Nascimento cita mais um ponto problemático, que é o entendimento jurídico majoritário vigente no Brasil no que diz respeito aos crimes de racismo. “Outra dificuldade é da aplicação da Lei do Racismo nestes casos, porque o Brasil não pune crimes contra a comunidade LGBT com base nesta lei. Isto porque, o entendimento do STF permite enquadrar a homofobia, a LGBTfobia, a transfobia como crimes de racismo, mas a ofensa precisa ser destinada a todo um grupo e não apenas a uma pessoa, um indivíduo. Quando isto acontece, o crime é caracterizado como injúria racial. Esse entendimento, fruto também de um sistema judiciário que é racista, preconceituoso e elitista, dificulta o processo de punição dos responsáveis. Na maior parte dos casos, lidamos com crimes dirigidos a uma pessoa, e não a um grupo”.


Apesar de defender a importância do ordenamento jurídico e do fortalecimento de mecanismos que protejam as pessoas trans e travestis, ele alerta que a criação de leis, por si, está longe de ser solução única e definitiva para esta questão. “Um problema que é de natureza social e econômica, não se resolve pela via jurídica. A lei que combate o racismo, por exemplo, é de 1989, e ele existe no Brasil até hoje. Os marcos legais são um amparo, mas eles não resolvem e nem são a principal dimensão do problema”.


Para Jaqueline Gomes de Jesus, esse é um processo que, necessariamente, só será efetivado com uma mobilização que extrapole os organismos oficialmente constituídos e que invada as cabeças e os corações. “A denúncia precisa avançar para políticas públicas e eu não vejo, nos governos atualmente estabelecidos no Brasil, o desejo de fazer isso. Depende da sociedade civil organizada, toda ela, todos os movimentos sociais, garantirem condições de acesso e permanência da população trans em qualquer ambiente social, e de inclusão e enfrentamento da violência. E isso demanda esforços, não apenas boa vontade”.
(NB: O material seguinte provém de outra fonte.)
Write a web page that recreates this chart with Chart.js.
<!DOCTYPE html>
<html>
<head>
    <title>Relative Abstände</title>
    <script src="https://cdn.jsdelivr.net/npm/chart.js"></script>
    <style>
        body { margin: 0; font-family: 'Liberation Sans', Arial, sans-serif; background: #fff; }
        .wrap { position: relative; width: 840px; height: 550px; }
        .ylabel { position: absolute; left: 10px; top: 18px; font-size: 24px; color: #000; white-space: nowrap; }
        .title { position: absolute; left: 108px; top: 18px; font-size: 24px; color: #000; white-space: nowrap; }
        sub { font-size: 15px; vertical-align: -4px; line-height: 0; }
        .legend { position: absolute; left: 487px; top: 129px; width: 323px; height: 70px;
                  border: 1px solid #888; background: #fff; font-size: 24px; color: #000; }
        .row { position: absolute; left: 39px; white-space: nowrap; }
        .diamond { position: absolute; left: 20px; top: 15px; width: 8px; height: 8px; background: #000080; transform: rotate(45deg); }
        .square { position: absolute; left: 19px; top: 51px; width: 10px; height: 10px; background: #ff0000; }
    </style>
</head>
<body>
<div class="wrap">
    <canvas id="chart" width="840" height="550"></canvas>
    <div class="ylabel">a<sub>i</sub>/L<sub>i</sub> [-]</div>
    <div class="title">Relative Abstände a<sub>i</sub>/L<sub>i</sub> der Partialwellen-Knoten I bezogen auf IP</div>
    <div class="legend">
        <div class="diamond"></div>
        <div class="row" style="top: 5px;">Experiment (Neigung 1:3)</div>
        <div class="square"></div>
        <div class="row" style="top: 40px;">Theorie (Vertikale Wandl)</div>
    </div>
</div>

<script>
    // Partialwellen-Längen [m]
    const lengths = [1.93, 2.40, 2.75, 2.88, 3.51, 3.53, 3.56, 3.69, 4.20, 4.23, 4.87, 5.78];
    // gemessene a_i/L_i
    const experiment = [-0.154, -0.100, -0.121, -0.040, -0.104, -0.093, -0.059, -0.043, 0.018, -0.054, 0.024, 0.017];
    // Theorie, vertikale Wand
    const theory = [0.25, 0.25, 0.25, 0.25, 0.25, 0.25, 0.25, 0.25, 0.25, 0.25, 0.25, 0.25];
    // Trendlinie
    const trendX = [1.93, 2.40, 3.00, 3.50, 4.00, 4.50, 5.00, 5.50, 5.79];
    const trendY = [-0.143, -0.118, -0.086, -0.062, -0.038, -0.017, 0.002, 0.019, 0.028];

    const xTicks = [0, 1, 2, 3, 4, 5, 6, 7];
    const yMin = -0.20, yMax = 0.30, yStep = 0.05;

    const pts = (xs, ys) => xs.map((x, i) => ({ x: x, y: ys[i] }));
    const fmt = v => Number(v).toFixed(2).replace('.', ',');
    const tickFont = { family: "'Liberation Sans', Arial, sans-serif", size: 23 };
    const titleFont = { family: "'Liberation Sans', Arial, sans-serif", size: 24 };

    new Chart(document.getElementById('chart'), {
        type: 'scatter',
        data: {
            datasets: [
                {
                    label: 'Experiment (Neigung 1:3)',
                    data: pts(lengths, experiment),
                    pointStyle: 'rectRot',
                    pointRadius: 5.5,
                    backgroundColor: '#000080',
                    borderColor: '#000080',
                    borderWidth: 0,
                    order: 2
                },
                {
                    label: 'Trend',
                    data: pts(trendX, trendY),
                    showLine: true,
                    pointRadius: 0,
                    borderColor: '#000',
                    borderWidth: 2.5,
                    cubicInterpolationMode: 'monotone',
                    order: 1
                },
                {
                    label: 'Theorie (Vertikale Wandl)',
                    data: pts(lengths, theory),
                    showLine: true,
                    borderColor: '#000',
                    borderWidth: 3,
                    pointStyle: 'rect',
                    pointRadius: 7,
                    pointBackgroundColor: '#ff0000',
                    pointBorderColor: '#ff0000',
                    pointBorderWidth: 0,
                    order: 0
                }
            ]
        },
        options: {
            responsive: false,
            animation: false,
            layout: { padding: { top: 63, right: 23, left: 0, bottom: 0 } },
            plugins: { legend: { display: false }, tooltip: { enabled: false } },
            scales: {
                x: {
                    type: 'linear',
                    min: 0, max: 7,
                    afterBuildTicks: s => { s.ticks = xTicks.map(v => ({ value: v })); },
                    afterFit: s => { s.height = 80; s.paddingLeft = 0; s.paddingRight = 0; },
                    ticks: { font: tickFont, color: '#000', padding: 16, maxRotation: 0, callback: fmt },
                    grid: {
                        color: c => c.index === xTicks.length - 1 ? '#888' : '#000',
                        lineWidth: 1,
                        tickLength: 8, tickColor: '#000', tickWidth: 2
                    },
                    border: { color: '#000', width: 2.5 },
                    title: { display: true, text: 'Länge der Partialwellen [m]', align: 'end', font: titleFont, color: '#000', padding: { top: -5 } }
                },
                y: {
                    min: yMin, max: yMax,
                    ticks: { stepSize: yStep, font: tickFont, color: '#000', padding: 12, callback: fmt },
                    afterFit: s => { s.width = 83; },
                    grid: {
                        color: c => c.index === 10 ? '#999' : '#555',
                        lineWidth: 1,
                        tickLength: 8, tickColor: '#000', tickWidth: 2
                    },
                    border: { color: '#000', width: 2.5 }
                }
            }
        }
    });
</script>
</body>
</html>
É esse senso de justiça e, mais do que isso, de igualdade, que reverbera nas opiniões de quem, como Keila Simpson, vive a luta diária de ser uma pessoa trans ou uma travesti. “A sociedade precisa compreender que nós não somos bichos papões. Queremos uma sociedade livre, justa, na qual todos possam viver livremente e ser respeitados por suas escolhas. Não queremos impor uma bandeira LGBT, colorida, como dizem por aí. Queremos a convivência ampla, sem exclusão de ninguém”.